Peter Frampton sold millions of records with the help of a customized Gibson guitar. Three decades ago, that guitar was destroyed in a plane crash ... or so he thought.

The story begins in 1970, when Frampton and his old band Humble Pie scored a gig playing two sets a night at the Fillmore West in San Francisco. Frampton says the first night was a rough go: The guitar he was using fed back at loud volumes and made soloing a chore. After the show, an audience member approached him and offered to help.

"He said, 'Well, look, I have a Les Paul that I've sort of modified myself a little. Would you like to try it tomorrow?'" Frampton tells weekends on All Things Considered host Guy Raz. "I said, 'Well, I've never really had much luck with Les Pauls, but you know what? At this point, I'll try anything.'"

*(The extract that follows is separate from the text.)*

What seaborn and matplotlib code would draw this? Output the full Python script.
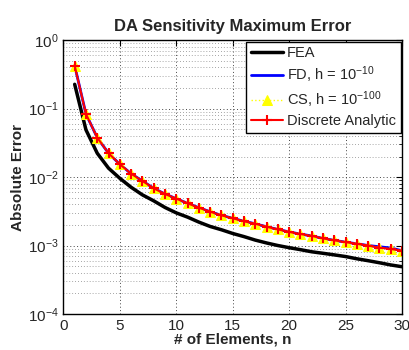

The arrangement turned out to be love at first strum. "I used it that night, and for both sets, I don't think my feet touched the ground the whole time," Frampton says. "I mean, I levitated."

That guitar — a shiny black number with an added pickup — became Frampton's signature instrument. He continued to use it with Humble Pie, and in his solo material, played it almost exclusively for years. It even made the cover of his classic 1976 live album, Frampton Comes Alive!

In 1980, while Frampton was on tour in South America, the guitar was put on a cargo plane in Venezuela, en route to Panama. The plane crashed right after takeoff.

"Basically I'm thinking, 'It's gone,'" Frampton recalls. "But the thing is, I'm also sitting in a restaurant where I can see the pilot's wife. She's waiting in the hotel for her husband, who, unfortunately, didn't make it. So we were all overcome, because people lost their lives as well as our complete stage of gear."

What Frampton didn't know is that the guitar had survived, albeit with some bumps and bruises. It fell into the hands of a musician on the Caribbean island of Curaçao, who owned it for many years before a local guitar collector spotted it and contacted Frampton. After some negotiation, the guitar was returned to Frampton last month.

"It's sort of a matte black now — it's not shiny so much anymore. The binding needs a little bit of work on the neck; the electronics need replacing," Frampton says. He adds, though, that he'll limit repairs on the instrument to "whatever needs to be replaced on it to make it just playable. But it must retain its battle scars."

Frampton says he knows his diehard fans will be clamoring to see him play the unique guitar again, and he's more than happy to comply.

"Oh, it's got to go on the road," he says. "For it to be given back to me ... It's not something I'm going to hide in the closet."